American diplomat (1941–2022)

Peter Roussel (October 23, 1941 – December 26, 2022) was an American press secretary and public relations executive.

==Early life and education==
Roussel was born on October 23, 1941. He attended St. John's School in Houston, Texas, and then the University of Houston, before graduating in 1965. Both his parents were journalists, his late father, Hubert Roussel, serving as drama, music and film critic for The Houston Post, 1933 to 1966. During that time he reviewed and interviewed performing arts icons, Arthur Rubenstein, Marian Anderson, Van Cliburn, Judy Garland, Clark Gable, members of the Ballet Russe de Monte Carlo, and others. Roussel's late mother, Dewey Roussel, was also a newspaper reporter and an actress. She helped organize the Houston Stage Canteen during World War II. His older brother, Hubert Roussel, Jr., enlisted in the Army Air Corps during World War II and as a member of a B-29 crew was lost on a mission in the Pacific on December 13, 1944, at age 20. Dewey Roussel's story about her eldest son, "Message of the White Dove", appeared in the September 1985 issue of Reader's Digest. Peter Roussel also had an older sister, Stephanie, a ballerina and actress who died in 2014.

==Career with Federal Government and national figures==
Peter Roussel began his career with the Federal Government in 1969 when he was asked to be press secretary to then U.S. Congressman George H. W. Bush. When Bush subsequently served as U.S. Ambassador to the United Nations (1971–1973) and Chairman of the Republican National Committee (1973–1974), Roussel continued to serve as Bush's press secretary.

Roussel went on to serve two tours of duty in the White House, as Staff Assistant to President Ford (1974–1976), then as Special Assistant and Deputy Press Secretary to President Reagan (1981–1987).

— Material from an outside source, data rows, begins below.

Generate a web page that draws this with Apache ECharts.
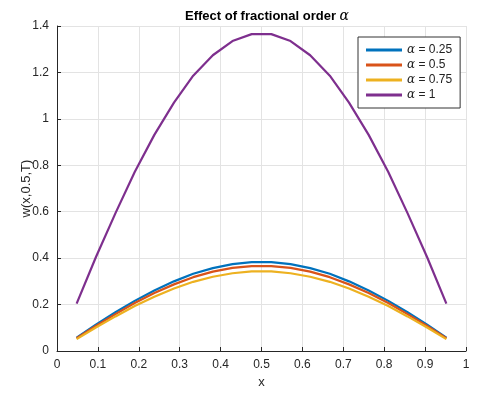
<!DOCTYPE html>
<html>
<head>
<meta charset="utf-8">
<script src="https://cdn.jsdelivr.net/npm/echarts@6/dist/echarts.min.js"></script>
<style>
html,body{margin:0;padding:0;background:#fff;}
#main{width:496px;height:395px;}
</style>
</head>
<body>
<div id="main"></div>
<script>
// x points of the solution
var xs = [0.048, 0.095, 0.143, 0.190, 0.238, 0.286, 0.333, 0.381, 0.429, 0.476,
	0.524, 0.571, 0.619, 0.667, 0.714, 0.762, 0.810, 0.857, 0.905, 0.952];
var w025 = [0.057, 0.113, 0.167, 0.216, 0.261, 0.300, 0.333, 0.357, 0.374, 0.383,
	0.383, 0.374, 0.357, 0.333, 0.300, 0.261, 0.216, 0.167, 0.113, 0.057];
var w05 = [0.055, 0.108, 0.159, 0.207, 0.250, 0.287, 0.318, 0.342, 0.358, 0.366,
	0.366, 0.358, 0.342, 0.318, 0.287, 0.250, 0.207, 0.159, 0.108, 0.055];
var w075 = [0.051, 0.101, 0.149, 0.194, 0.234, 0.269, 0.298, 0.320, 0.335, 0.343,
	0.343, 0.335, 0.320, 0.298, 0.269, 0.234, 0.194, 0.149, 0.101, 0.051];
var w1 = [0.204, 0.404, 0.594, 0.771, 0.931, 1.070, 1.186, 1.274, 1.335, 1.365,
	1.365, 1.335, 1.274, 1.186, 1.070, 0.931, 0.771, 0.594, 0.404, 0.204];
var alphas = ['0.25', '0.5', '0.75', '1'];
var names = ['\u03b1 = 0.25', '\u03b1 = 0.5', '\u03b1 = 0.75', '\u03b1 = 1'];
var colors = ['#0072BD', '#D95319', '#EDB120', '#7E2F8E'];
var allData = [w025, w05, w075, w1];

function pairs(ys){
	var out = [];
	for (var i = 0; i < xs.length; i++) {
		out.push([xs[i], ys[i]]);
	}
	return out;
}

var series = [];
for (var k = 0; k < allData.length; k++) {
	series.push({
		name: names[k],
		type: 'line',
		data: pairs(allData[k]),
		showSymbol: false,
		symbol: 'none',
		lineStyle: {width: 2.2, color: colors[k]},
		itemStyle: {color: colors[k]}
	});
}

var axisCol = '#262626';
var chart = echarts.init(document.getElementById('main'));
var option = {
	animation: false,
	backgroundColor: '#fff',
	title: {
		text: '{b|Effect of fractional order }{a|\u03b1}',
		left: 262,
		textAlign: 'center',
		top: 4,
		textStyle: {
			rich: {
				b: {fontFamily: 'Arial, Liberation Sans', fontWeight: 'bold', fontSize: 13, color: '#000'},
				a: {fontFamily: 'DejaVu Serif', fontStyle: 'italic', fontWeight: 'normal', fontSize: 14, color: '#000'}
			}
		}
	},
	legend: {
		data: names,
		orient: 'vertical',
		left: 358,
		top: 37,
		padding: [7, 8, 7, 8],
		itemGap: 3,
		itemWidth: 36,
		itemHeight: 3,
		icon: 'rect',
		borderColor: '#333',
		borderWidth: 1,
		backgroundColor: '#fff',
		formatter: function(name){
			return '{a|\u03b1}{t| = ' + alphas[names.indexOf(name)] + '}';
		},
		textStyle: {
			fontSize: 12, color: '#222', lineHeight: 12,
			rich: {
				a: {fontFamily: 'DejaVu Serif', fontStyle: 'italic', fontSize: 12, color: '#222', lineHeight: 12},
				t: {fontFamily: 'Arial, Liberation Sans', fontSize: 12, color: '#222', lineHeight: 12}
			}
		}
	},
	grid: {left: 57, right: 30, top: 26, bottom: 44, containLabel: false},
	xAxis: {
		type: 'value',
		min: 0, max: 1, interval: 0.1,
		name: 'x',
		nameLocation: 'middle',
		nameGap: 24,
		nameTextStyle: {fontFamily: 'Arial, Liberation Sans', fontSize: 13, color: axisCol},
		axisLine: {show: true, lineStyle: {color: axisCol}},
		axisTick: {show: true, inside: true, length: 4, lineStyle: {color: axisCol}},
		axisLabel: {fontFamily: 'Arial, Liberation Sans', fontSize: 12, color: axisCol, margin: 8},
		splitLine: {show: true, lineStyle: {color: '#e3e3e3'}}
	},
	yAxis: {
		type: 'value',
		min: 0, max: 1.4, interval: 0.2,
		name: 'w(x,0.5,T)',
		nameLocation: 'middle',
		nameGap: 24,
		nameMoveOverlap: false,
		nameTextStyle: {fontFamily: 'Arial, Liberation Sans', fontSize: 13, color: axisCol},
		axisLine: {show: true, lineStyle: {color: axisCol}},
		axisTick: {show: true, inside: true, length: 4, lineStyle: {color: axisCol}},
		axisLabel: {fontFamily: 'Arial, Liberation Sans', fontSize: 12, color: axisCol, margin: 8},
		splitLine: {show: true, lineStyle: {color: '#e3e3e3'}}
	},
	series: series
};
chart.setOption(option);
</script>
</body>
</html>
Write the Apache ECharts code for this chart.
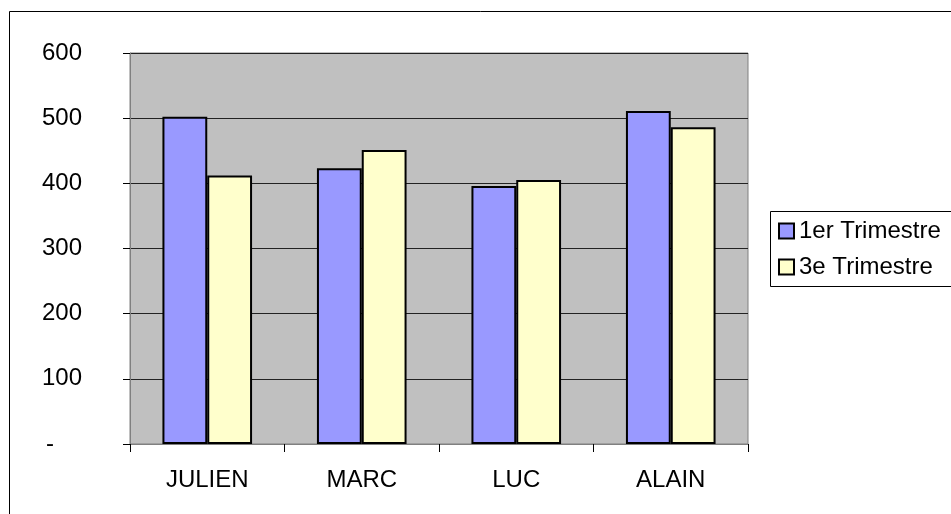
<!DOCTYPE html>
<html>
<head>
<meta charset="utf-8">
<script src="https://cdn.jsdelivr.net/npm/echarts@6/dist/echarts.min.js"></script>
<style>html,body{margin:0;padding:0;background:#fff}#c{width:951px;height:514px}</style>
</head>
<body>
<div id="c"></div>
<script>
var categories = ['JULIEN', 'MARC', 'LUC', 'ALAIN'];
var trim1 = [502, 423, 396, 511];
var trim3 = [412, 451, 405, 486];
var seriesNames = ['1er Trimestre', '3e Trimestre'];
var yTicks = [0, 100, 200, 300, 400, 500, 600];

var chart = echarts.init(document.getElementById('c'), null, {renderer: 'canvas'});
var font = 'Liberation Sans, Arial, sans-serif';
chart.setOption({
  animation: false,
  backgroundColor: '#ffffff',
  textStyle: {fontFamily: font},
  graphic: [
    {type: 'rect', shape: {x: 9.5, y: 11.5, width: 1000, height: 600}, style: {fill: 'none', stroke: '#000', lineWidth: 1}, z: -1},
    {type: 'rect', shape: {x: 770.5, y: 211.5, width: 300, height: 75}, style: {fill: '#fff', stroke: '#000', lineWidth: 1}, z: 1}
  ],
  grid: {left: 130, top: 53, width: 618, height: 391, show: true, backgroundColor: '#C0C0C0', borderColor: '#808080', borderWidth: 1},
  legend: {
    orient: 'vertical', left: 778, top: 219, padding: 0, itemWidth: 15, itemHeight: 15, itemGap: 12, itemTextGap: 5,
    icon: 'rect',
    textStyle: {fontSize: 24, color: '#000', fontFamily: font},
    z: 5,
    data: seriesNames
  },
  xAxis: {
    type: 'category', data: categories,
    axisLine: {lineStyle: {color: '#808080', width: 1}},
    axisTick: {show: true, length: 8, lineStyle: {color: '#000'}},
    axisLabel: {fontSize: 24, color: '#000', margin: 24, fontFamily: font}
  },
  yAxis: {
    type: 'value', min: 0, max: 600, interval: 100,
    axisLine: {show: true, lineStyle: {color: '#808080'}},
    axisTick: {show: true, length: 7, lineStyle: {color: '#000'}},
    splitLine: {lineStyle: {color: '#222', width: 1}},
    axisLabel: {
      fontSize: 24, color: '#000', margin: 48, fontFamily: font,
      formatter: function (v) { return v === 0 ? '{d|-}' : String(v); },
      rich: {d: {fontSize: 24, color: '#000', padding: [0, 28, 0, 0], fontFamily: font}}
    }
  },
  series: [
    {name: seriesNames[0], type: 'bar', data: trim1, barGap: '0%', barCategoryGap: '42%',
     itemStyle: {color: '#9999FF', borderColor: '#000', borderWidth: 2}},
    {name: seriesNames[1], type: 'bar', data: trim3, barGap: '0%', barCategoryGap: '42%',
     itemStyle: {color: '#FFFFCC', borderColor: '#000', borderWidth: 2}}
  ]
});
</script>
</body>
</html>
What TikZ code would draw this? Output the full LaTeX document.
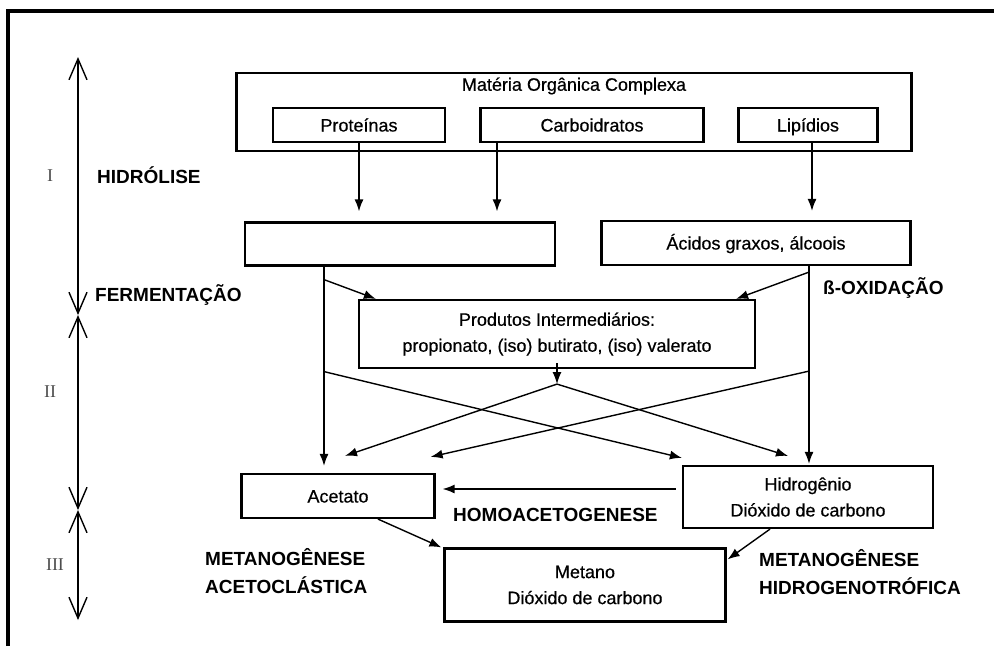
\documentclass[tikz,border=0pt]{standalone}
\usepackage{fontspec}
\setmainfont{Liberation Sans}
\newfontfamily\romanfont{Liberation Serif}
\newfontfamily\boxfont[FakeBold=0.5]{Liberation Sans}
\usetikzlibrary{arrows.meta}
\usetikzlibrary{calc,positioning}

\begin{document}
\begin{tikzpicture}[>={Latex[length=12pt,width=9pt]}, x=1pt, y=-1pt,
    box/.style={draw, line width=2.2pt, inner sep=0pt, align=center, font=\boxfont\fontsize{18}{26}\selectfont},
    oneline/.style={text height=13pt, text depth=0pt},
    boxtext/.style={inner sep=0pt, font=\boxfont\fontsize{18}{26}\selectfont},
    arr/.style={->, line width=1.4pt},
    stage/.style={anchor=west, inner sep=0pt, align=left, font=\bfseries\fontsize{19}{28}\selectfont},
    phase/.style={inner sep=0pt, text=black!70, font=\romanfont\fontsize{18}{20}\selectfont},
    axis/.style={{Straight Barb[length=21pt,width=18pt]}-{Straight Barb[length=21pt,width=18pt]}, line width=1.4pt}]

    \useasboundingbox (0,0) rectangle (994,646);
    \draw[line width=4pt] (8,646) -- (8,11) -- (994,11);

    % phases on the left
    \coordinate (ax1) at (78,57);
    \coordinate (ax2) at (78,315);
    \coordinate (ax3) at (78,510);
    \coordinate (ax4) at (78,620);
    \draw[axis] (ax1) -- (ax2);
    \draw[axis] (ax2) -- (ax3);
    \draw[axis] (ax3) -- (ax4);
    \node[phase] (ph1) at (50,176) {I};
    \node[phase] (ph2) at (50,392) {II};
    \node[phase] (ph3) at (55,565) {III};

    % boxes
    \node[box, minimum width=675pt, minimum height=78pt] (mat) at (574,112) {};
    \node[boxtext] (matt) at (574,86) {Matéria Orgânica Complexa};
    \node[box, oneline, minimum width=172pt, minimum height=34pt] (prot) at (359,125) {Proteínas};
    \node[box, oneline, minimum width=223pt, minimum height=34pt] (carb) at (592,125) {Carboidratos};
    \node[box, oneline, minimum width=139pt, minimum height=34pt] (lip) at (808,125) {Lipídios};
    \node[box, minimum width=310pt, minimum height=43pt] (ferm) at (400,244) {};
    \node[box, oneline, minimum width=309pt, minimum height=44pt] (acid) at (756,243) {Ácidos graxos, álcoois};
    \node[box, minimum width=396pt, minimum height=68pt] (prod) at (557,334) {Produtos Intermediários:\\propionato, (iso) butirato, (iso) valerato};
    \node[box, oneline, minimum width=193pt, minimum height=44pt] (acet) at (338,496) {Acetato};
    \node[box, minimum width=250pt, minimum height=62pt] (hidr) at (808,497) {Hidrogênio\\Dióxido de carbono};
    \node[box, minimum width=281pt, minimum height=73pt] (met) at (585,585) {Metano\\Dióxido de carbono};

    \coordinate (fl) at ([xshift=-76pt]ferm.south);
    \coordinate (al) at ([xshift=53pt]acid.south);
    \coordinate (split) at ([yshift=-15pt]prod.south);

    % hidrolise
    \draw[arr, shorten >=10pt] (prot.south) -- (prot.south |- ferm.north);
    \draw[arr, shorten >=10pt] ([xshift=-95pt]carb.south) -- ([xshift=-95pt]carb.south |- ferm.north);
    \draw[arr, shorten >=9pt] ([xshift=4pt]lip.south) -- ([xshift=4pt]lip.south |- acid.north);

    % fermentacao and oxidacao
    \draw[arr, shorten >=7pt] (fl) -- (fl |- acet.north);
    \draw[arr] ([yshift=-13pt]fl) -- ([xshift=18pt]prod.north west);
    \draw[arr, shorten >=1pt] (al) -- (al |- hidr.north);
    \draw[arr] ([yshift=-6pt]al) -- ([xshift=-20pt]prod.north east);
    \draw[arr] ([yshift=-105pt]fl) -- ([yshift=7pt]hidr.north west);
    \draw[arr] ([yshift=-105pt]al) -- ([xshift=-5pt,yshift=16pt]acet.north east);
    \draw[arr] ([yshift=6pt]prod.south) -- (split);
    \draw[arr] (split) -- ([xshift=7pt,yshift=17pt]acet.north);
    \draw[arr] (split) -- ([xshift=-20pt,yshift=9pt]hidr.north);

    % acetogenese and metanogenese
    \draw[arr, shorten <=6pt, shorten >=7pt] ([yshift=8pt]hidr.west) -- ([yshift=8pt]hidr.west -| acet.east);
    \draw[arr] ([xshift=40pt]acet.south) -- ([xshift=-2pt]met.north west);
    \draw[arr] ([xshift=-38pt]hidr.south) -- ([xshift=1pt,yshift=-12pt]met.north east);

    % stage names
    \node[stage] (hid) at (97,175) {HIDRÓLISE};
    \node[stage] (fer) at (95,295) {FERMENTAÇÃO};
    \node[stage] (oxi) at (823,288) {ß-OXIDAÇÃO};
    \node[stage] (hom) at (453,515) {HOMOACETOGENESE};
    \node[stage] (mac) at (205,571) {METANOGÊNESE\\ACETOCLÁSTICA};
    \node[stage] (mhi) at (759,572) {METANOGÊNESE\\HIDROGENOTRÓFICA};

\end{tikzpicture}
\end{document}
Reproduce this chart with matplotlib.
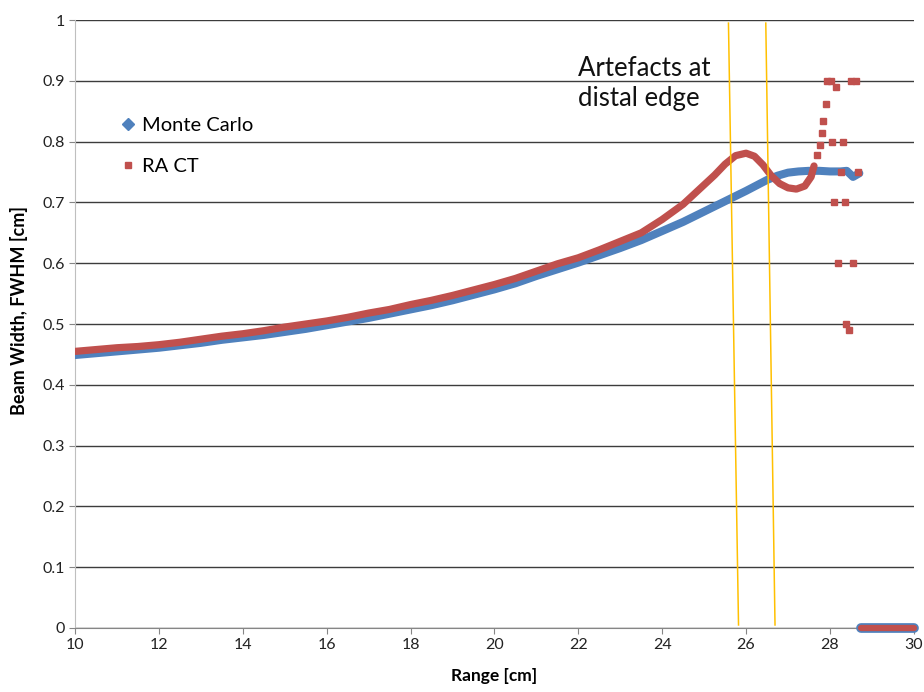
import matplotlib.pyplot as plt
from matplotlib.lines import Line2D

plt.rcParams['font.family'] = ['Lato', 'DejaVu Sans']

# Monte Carlo curve
mc_x = [10, 10.5, 11, 11.5, 12, 12.5, 13, 13.5, 14, 14.5, 15, 15.5, 16, 16.5, 17, 17.5,
        18, 18.5, 19, 19.5, 20, 20.5, 21, 21.5, 22, 22.5, 23, 23.5, 24, 24.5, 25, 25.5,
        26, 26.25, 26.5, 26.75, 27, 27.25, 27.5, 27.75, 28, 28.25, 28.4, 28.55, 28.7]
mc_y = [0.449, 0.452, 0.455, 0.458, 0.461, 0.465, 0.469, 0.474, 0.478, 0.482, 0.487, 0.492,
        0.498, 0.504, 0.510, 0.517, 0.524, 0.531, 0.539, 0.548, 0.557, 0.567, 0.579, 0.590,
        0.601, 0.613, 0.625, 0.638, 0.653, 0.668, 0.685, 0.702, 0.719, 0.728, 0.737, 0.744,
        0.749, 0.751, 0.752, 0.752, 0.751, 0.751, 0.752, 0.742, 0.748]

# RA CT curve
ra_x = [10, 10.5, 11, 11.5, 12, 12.5, 13, 13.5, 14, 14.5, 15, 15.5, 16, 16.5, 17, 17.5,
        18, 18.5, 19, 19.5, 20, 20.5, 21, 21.5, 22, 22.5, 23, 23.5, 24, 24.5, 25, 25.25,
        25.5, 25.75, 26, 26.2, 26.4, 26.6, 26.8, 27.0, 27.2, 27.4, 27.55, 27.62]
ra_y = [0.455, 0.458, 0.461, 0.463, 0.466, 0.470, 0.475, 0.480, 0.484, 0.489, 0.495, 0.500,
        0.505, 0.511, 0.518, 0.524, 0.532, 0.539, 0.547, 0.556, 0.565, 0.575, 0.587, 0.599,
        0.609, 0.622, 0.636, 0.650, 0.672, 0.697, 0.729, 0.745, 0.763, 0.777, 0.781, 0.776,
        0.762, 0.744, 0.731, 0.724, 0.722, 0.727, 0.742, 0.760]

# RA CT scattered points at distal edge
ra_sc_x = [27.70, 27.76, 27.80, 27.84, 27.91, 27.94, 28.02, 28.14, 28.50, 28.62,
           28.04, 28.31, 28.26, 28.66, 28.10, 28.35, 28.19, 28.55, 28.39, 28.45]
ra_sc_y = [0.778, 0.794, 0.814, 0.834, 0.862, 0.90, 0.90, 0.89, 0.90, 0.90,
           0.80, 0.80, 0.75, 0.75, 0.70, 0.70, 0.60, 0.60, 0.50, 0.49]

# zero values beyond the range
zero_x = [28.75, 29.0, 29.25, 29.5, 29.75, 30.0]
zero_y = [0, 0, 0, 0, 0, 0]

blue = '#4F81BD'
red = '#C0504D'
gold = '#FFC000'

fig = plt.figure(figsize=(9.24, 6.92), dpi=100)
ax = fig.add_axes([0.0812, 0.0925, 0.9078, 0.8785])

ax.plot(mc_x, mc_y, color=blue, lw=5.8, solid_capstyle='round', solid_joinstyle='round', zorder=3)
ax.plot(zero_x, zero_y, color=blue, lw=7, solid_capstyle='round', zorder=3, clip_on=False)

ax.plot(ra_x, ra_y, color=red, lw=5.2, solid_capstyle='round', solid_joinstyle='round', zorder=4)
ax.plot(ra_sc_x, ra_sc_y, 's', color=red, ms=4.5, lw=0, zorder=4)
ax.plot(zero_x, zero_y, color=red, lw=4.5, solid_capstyle='round', zorder=4, clip_on=False)

# artefact markers
ax.plot([25.58, 25.82], [0.995, 0.005], color=gold, lw=1.1, zorder=5)
ax.plot([26.47, 26.69], [0.995, 0.005], color=gold, lw=1.1, zorder=5)
ax.text(21.99, 0.895, 'Artefacts at\ndistal edge', fontsize=18.5, ha='left', va='center',
        linespacing=1.25, color='#111111')

ax.set_xlim(10, 30)
ax.set_ylim(0, 1)
ax.set_xticks(range(10, 31, 2))
ax.set_yticks([i / 10 for i in range(11)])
ax.set_yticklabels(['0', '0.1', '0.2', '0.3', '0.4', '0.5', '0.6', '0.7', '0.8', '0.9', '1'])
ax.yaxis.grid(True, color='#3c3c3c', lw=1.0)
ax.set_axisbelow(True)
for s in ['top', 'right']:
    ax.spines[s].set_visible(False)
ax.spines['left'].set_color('#BFBFBF')
ax.spines['bottom'].set_color('#868686')
ax.tick_params(axis='both', colors='#868686', labelcolor='#222222', labelsize=11.5, length=4)

ax.set_xlabel('Range [cm]', fontsize=12.5, fontweight='bold', labelpad=11)
ax.set_ylabel('Beam Width, FWHM [cm]', fontsize=13, fontweight='bold')
ax.yaxis.set_label_coords(-0.056, 0.523)

handles = [Line2D([], [], marker='D', color=blue, lw=0, ms=6),
           Line2D([], [], marker='s', color=red, lw=0, ms=5)]
ax.legend(handles, ['Monte Carlo', 'RA CT'], loc='upper left', bbox_to_anchor=(0.03, 0.87),
          frameon=False, fontsize=14.5, labelspacing=1.15, handletextpad=0.2, handlelength=1.0)

fig.savefig('out.png', dpi=100)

In 1976 Roussel became a special assistant to President Ford's national campaign director, James A. Baker III. After that he served as communications director for Baker's 1978 campaign for Attorney General of Texas.

Roussel also enjoyed a career in public relations, including as executive vice president of Neumann Roussel Public Relations, 1996–2003. From 2004 to 2008 he was a columnist for Intown magazine, writing a monthly column and serving as editor, June 2005-April 2008.

==Post-government career==
Roussel was a public speaker, author/playwright and television-radio commentator based in Houston, Texas. In 2009 he was appointed to the Philip G. Warner Endowed Chair in Sam Houston State University's Department of Mass Communication, where he taught courses on public relations and press-presidency interactions.

He is the author of the White House-based novel, Ruffled Flourishes. The novel is a satiric look at the daily travails of reporters covering the White House, attempting to squeeze accurate information from presidential representatives.

==Personal life and death==
Roussel died from cancer on December 26, 2022, at the age of 81.